Той страны на карте –
Нет, в пространстве – нет.
Выпита как с блюдца, —
Донышко блестит.
Можно ли вернуться
В дом, который – срыт?
Заново родися –
В новую страну!
Ну-ка, воротися
На спину коню
Сбросившему! Кости
Целы-то – хотя?
Эдакому гостю
Булочник – ломтя
Ломаного, плотник –
Гроба не продаст!
Той ее – несчетных
Верст, небесных царств,
Там, где на монетах –
Молодость моя,
Той России – нету.
– Как и той меня.
Конец июня 1931
Сергей Эфрон
С.Я Эфрон – Е.Я. Эфрон. Отрывки из писем начала 30-х гг
28 сентября 1931
Я все пугаюсь, когда встречаю людей после очень длительной разлуки. Они все те же, а я изменился страшно. Они же говорят со мною, как с прежним, и, конечно, разочаровываются.
1932
Недавно прочел 2-ю ч. «Тихого Дона». Все знакомые места и лица. Исторически все очень правильно.
25 июня 1932
Мне здесь с каждым днем все труднее и отвратительнее. Я стосковался по своей работе – здесь же не работаю и не живу, а маюсь изо дня в день. Единственное, чем жив – мечтою о переезде.
Марина Цветаева
Марина Цветаева – Анне Тесковой
16-го окт<ября> 1932 г., Кламар
…С<ергей> Я<ковлевич> совсем ушел в Сов<етскую> Россию, ничего другого не видит, а в ней видит только то, что хочет…

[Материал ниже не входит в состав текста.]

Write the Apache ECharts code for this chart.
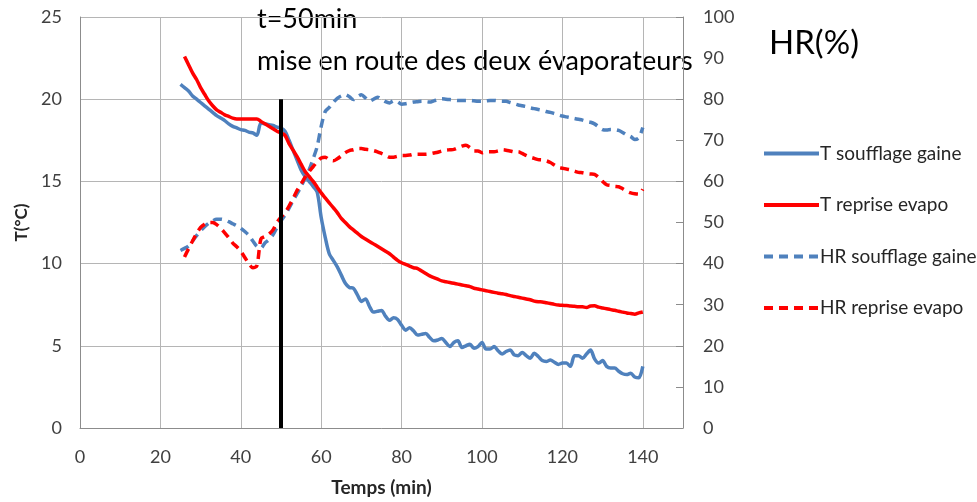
<!DOCTYPE html>
<html><head><meta charset="utf-8">
<script src="https://cdn.jsdelivr.net/npm/echarts@6/dist/echarts.min.js"></script>
<style>html,body{margin:0;padding:0;background:#fff}#c{width:977px;height:502px}</style>
</head><body><div id="c"></div>
<script>
const times = [25,26,27,28,29,30,31,32,33,34,35,36,37,38,39,40,41,42,43,44,45,46,47,48,49,50,51,52,53,54,55,56,57,58,59,60,61,62,63,64,65,66,67,68,69,70,71,72,73,74,75,76,77,78,79,80,81,82,83,84,85,86,87,88,89,90,91,92,93,94,95,96,97,98,99,100,101,102,103,104,105,106,107,108,109,110,111,112,113,114,115,116,117,118,119,120,121,122,123,124,125,126,127,128,129,130,131,132,133,134,135,136,137,138,139,140];
const tSoufflage = [20.9,20.7,20.5,20.2,20.0,19.8,19.6,19.4,19.2,19.0,18.85,18.7,18.5,18.35,18.25,18.15,18.1,18.0,17.95,17.8,18.55,18.5,18.45,18.4,18.3,18.25,18.05,17.5,16.9,16.3,15.7,15.3,15.0,14.7,14.35,12.8,11.6,10.6,10.2,9.8,9.3,8.8,8.55,8.5,8.1,7.7,7.85,7.4,7.05,7.1,7.15,6.8,6.55,6.7,6.6,6.25,5.95,6.1,5.9,5.65,5.7,5.75,5.5,5.3,5.35,5.45,5.2,4.95,5.2,5.3,4.9,5.0,5.1,4.85,4.95,5.2,4.8,4.8,4.95,4.7,4.5,4.65,4.75,4.45,4.4,4.6,4.4,4.25,4.55,4.35,4.1,4.05,4.13,4.0,3.87,3.95,3.95,3.75,4.4,4.4,4.24,4.5,4.74,4.2,3.95,4.1,3.75,3.65,3.65,3.45,3.3,3.25,3.33,3.1,3.05,3.75];
const tReprise = [null,22.6,22.1,21.6,21.2,20.7,20.3,19.9,19.6,19.35,19.2,19.05,18.95,18.85,18.8,18.8,18.8,18.8,18.8,18.8,18.65,18.5,18.35,18.2,18.05,17.95,17.8,17.3,16.9,16.5,16.05,15.6,15.3,15.0,14.65,14.3,14.0,13.7,13.4,13.1,12.75,12.5,12.25,12.05,11.85,11.65,11.5,11.35,11.2,11.05,10.9,10.75,10.6,10.4,10.2,10.05,9.95,9.85,9.75,9.7,9.55,9.4,9.25,9.15,9.05,8.95,8.9,8.85,8.8,8.75,8.7,8.65,8.6,8.5,8.45,8.4,8.35,8.3,8.25,8.2,8.17,8.12,8.05,8.0,7.95,7.9,7.85,7.8,7.72,7.68,7.67,7.62,7.57,7.52,7.48,7.46,7.45,7.42,7.4,7.38,7.37,7.33,7.42,7.43,7.35,7.3,7.25,7.2,7.16,7.1,7.05,7.0,6.96,6.92,7.0,7.06];
const hrSoufflage = [43.2,43.7,44.3,45.5,46.8,48.0,49.0,49.8,50.4,50.8,50.8,50.6,50.2,49.7,49.2,48.6,47.8,46.9,45.5,44.2,43.8,45.0,45.8,47.0,48.8,50.4,51.8,53.5,55.3,57.0,58.8,60.8,62.8,65.5,68.5,73.4,77.0,78.0,79.2,80.2,80.8,81.1,80.6,79.9,80.6,81.1,80.3,79.5,80.0,80.5,80.0,79.4,79.1,79.6,79.4,78.8,78.9,79.1,79.3,79.4,79.5,79.4,79.3,79.6,79.9,80.1,80.0,79.9,79.8,79.7,79.7,79.7,79.7,79.6,79.5,79.5,79.6,79.7,79.7,79.6,79.5,79.5,79.2,78.9,78.6,78.4,78.2,77.9,77.7,77.5,77.3,77.0,76.8,76.5,76.2,75.9,75.7,75.5,75.3,75.1,74.9,74.6,74.4,74.0,73.3,72.6,72.5,72.6,72.6,72.4,71.9,71.3,70.9,70.2,70.6,73.1];
const hrReprise = [null,41.6,43.6,45.5,47.3,48.8,49.6,50.0,50.0,49.5,48.6,47.5,46.3,45.0,44.1,43.0,41.5,40.0,39.0,39.5,46.0,46.6,47.2,48.2,50.0,51.3,52.4,54.0,55.8,57.8,59.4,61.0,62.4,63.6,64.8,65.7,65.9,65.3,65.0,65.5,66.2,67.0,67.5,67.7,68.0,68.0,67.8,67.7,67.5,67.2,66.8,66.4,65.9,65.9,66.1,66.3,66.3,66.4,66.6,66.6,66.6,66.6,66.7,66.9,67.1,67.4,67.6,67.7,67.8,68.2,68.6,68.8,68.2,67.4,67.4,67.0,67.2,67.2,67.2,67.4,67.7,67.6,67.4,67.2,67.2,66.8,66.3,65.9,65.6,65.3,65.2,65.0,64.6,64.0,63.4,63.2,63.0,62.8,62.5,62.2,62.1,61.9,61.8,61.7,61.0,60.0,59.2,59.0,58.8,58.7,58.2,57.6,57.2,57.0,56.9,58.1];
const startTime = [50, 50];
const startLineT = [0, 20];
const seriesNames = ['T soufflage gaine','T reprise evapo','HR soufflage gaine','HR reprise evapo'];

const pair = (xs, ys) => xs.map((x, i) => [x, ys[i]]);
const FONT = 'Lato, "Open Sans", sans-serif';
const BLUE = '#4F81BD', RED = '#FF0000';
const chart = echarts.init(document.getElementById('c'), null, {renderer: 'canvas'});
chart.setOption({
  animation: false,
  backgroundColor: '#fff',
  grid: {left: 80, top: 17, right: 294, bottom: 72, show: false},
  legend: {
    orient: 'vertical', left: 757, top: 139, itemWidth: 55, itemHeight: 22, itemGap: 32.5,
    itemStyle: {opacity: 0},
    lineStyle: {width: 4},
    textStyle: {fontFamily: FONT, fontSize: 19, color: '#262626', padding: [0,0,0,-4]},
    data: seriesNames
  },
  xAxis: {
    type: 'value', min: 0, max: 150, interval: 20,
    name: 'Temps (min)', nameLocation: 'middle', nameGap: 50,
    nameTextStyle: {fontFamily: FONT, fontSize: 19, fontWeight: 'bold', color: '#262626'},
    axisLine: {show: true, lineStyle: {color: '#8c8c8c'}},
    axisTick: {show: false},
    axisLabel: {fontFamily: FONT, fontSize: 18, color: '#404040', margin: 20,
      formatter: v => (v > 140 ? '' : String(v))},
    splitLine: {show: true, lineStyle: {color: '#b5b5b5', width: 1}}
  },
  yAxis: [{
    type: 'value', min: 0, max: 25, interval: 5, position: 'left',
    name: 'T(°C)', nameLocation: 'middle', nameGap: 50, nameRotate: 90,
    nameTextStyle: {fontFamily: FONT, fontSize: 17, fontWeight: 'bold', color: '#262626'},
    axisLine: {show: true, lineStyle: {color: '#8c8c8c'}},
    axisTick: {show: false},
    axisLabel: {fontFamily: FONT, fontSize: 18, color: '#404040', margin: 18},
    splitLine: {show: true, lineStyle: {color: '#b5b5b5', width: 1}}
  }, {
    type: 'value', min: 0, max: 100, interval: 10, position: 'right',
    axisLine: {show: true, lineStyle: {color: '#8c8c8c'}},
    axisTick: {show: true, inside: true, length: 7, lineStyle: {color: '#8c8c8c'}},
    axisLabel: {fontFamily: FONT, fontSize: 18, color: '#404040', margin: 20},
    splitLine: {show: false}
  }],
  series: [
    {name: seriesNames[0], type: 'line', yAxisIndex: 0, data: pair(times, tSoufflage), showSymbol: false, symbol: 'none', smooth: 0.3,
      lineStyle: {color: BLUE, width: 3.5}, itemStyle: {color: BLUE}},
    {name: seriesNames[1], type: 'line', yAxisIndex: 0, data: pair(times, tReprise), showSymbol: false, symbol: 'none', smooth: 0.3,
      lineStyle: {color: RED, width: 3.5}, itemStyle: {color: RED}},
    {name: seriesNames[2], type: 'line', yAxisIndex: 1, data: pair(times, hrSoufflage), showSymbol: false, symbol: 'none', smooth: 0.3,
      lineStyle: {color: BLUE, width: 3.5, type: [9, 6]}, itemStyle: {color: BLUE}},
    {name: seriesNames[3], type: 'line', yAxisIndex: 1, data: pair(times, hrReprise), showSymbol: false, symbol: 'none', smooth: 0.3,
      lineStyle: {color: RED, width: 3.5, type: [9, 6]}, itemStyle: {color: RED}},
    {name: 'start', type: 'line', yAxisIndex: 0, data: pair(startTime, startLineT), showSymbol: false, symbol: 'none',
      lineStyle: {color: '#000', width: 4}, z: 5}
  ],
  graphic: [
    {type: 'text', left: 257, top: 6, style: {text: 't=50min', font: '27px ' + FONT, fill: '#000'}},
    {type: 'text', left: 257, top: 48, style: {text: 'mise en route des deux évaporateurs', font: '27px ' + FONT, fill: '#000'}},
    {type: 'text', left: 769, top: 27, style: {text: 'HR(%)', font: '33px ' + FONT, fill: '#000'}}
  ]
});
</script></body></html>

Марина Цветаева – С. Андрониковой-Гальперн[230]
12 октября 1933
…Сережа здесь, паспорта до сих пор нет, чем я глубоко – счастлива <…> я решительно не еду, а это (как ни грыземся!) после 20 лет совместности – тяжело…
Марина Цветаева – Наталье Гайдукевич[231]
1934 г. (лето)
…Встретила я чудесного одинокого мальчика (17 лет), только что потерявшего боготворимую мать и погодка-брата. Я, когда выходила замуж, была (впрочем, отродясь) человеком сложившимся, он – нет, и вот, за эти двадцать лет непрестанного складывания, сложился в другое, часто – неузнаваемое (…) Сережа рвется в Россию, хочет быть новым человеком, все то – принял, и только этим живет, и меня тянет, а я не хочу и не могу… Жизни совершенно врозь.
1934 г. (лето)
… В каких-то основных линиях» духовности, бескорыстности, отрешенности мы сходимся (он – прекрасный человек).
Страховка жизни[232] Фрагмент
Сидели, мирно ужинали, – а может, и обедали, дело слов, ибо салат все тот же, – итак, сливая русский ужин с французским обедом в римском салате, – ели: отец, мать и сын.
(…) В эту секунду раздался стук в дверь (…) На пороге, в полной тьме площадки, стоял кто-то очень высокий, с шляпой в руке.
– Извините, сударыня, – сказал он молодым голосом, – я – инспектор…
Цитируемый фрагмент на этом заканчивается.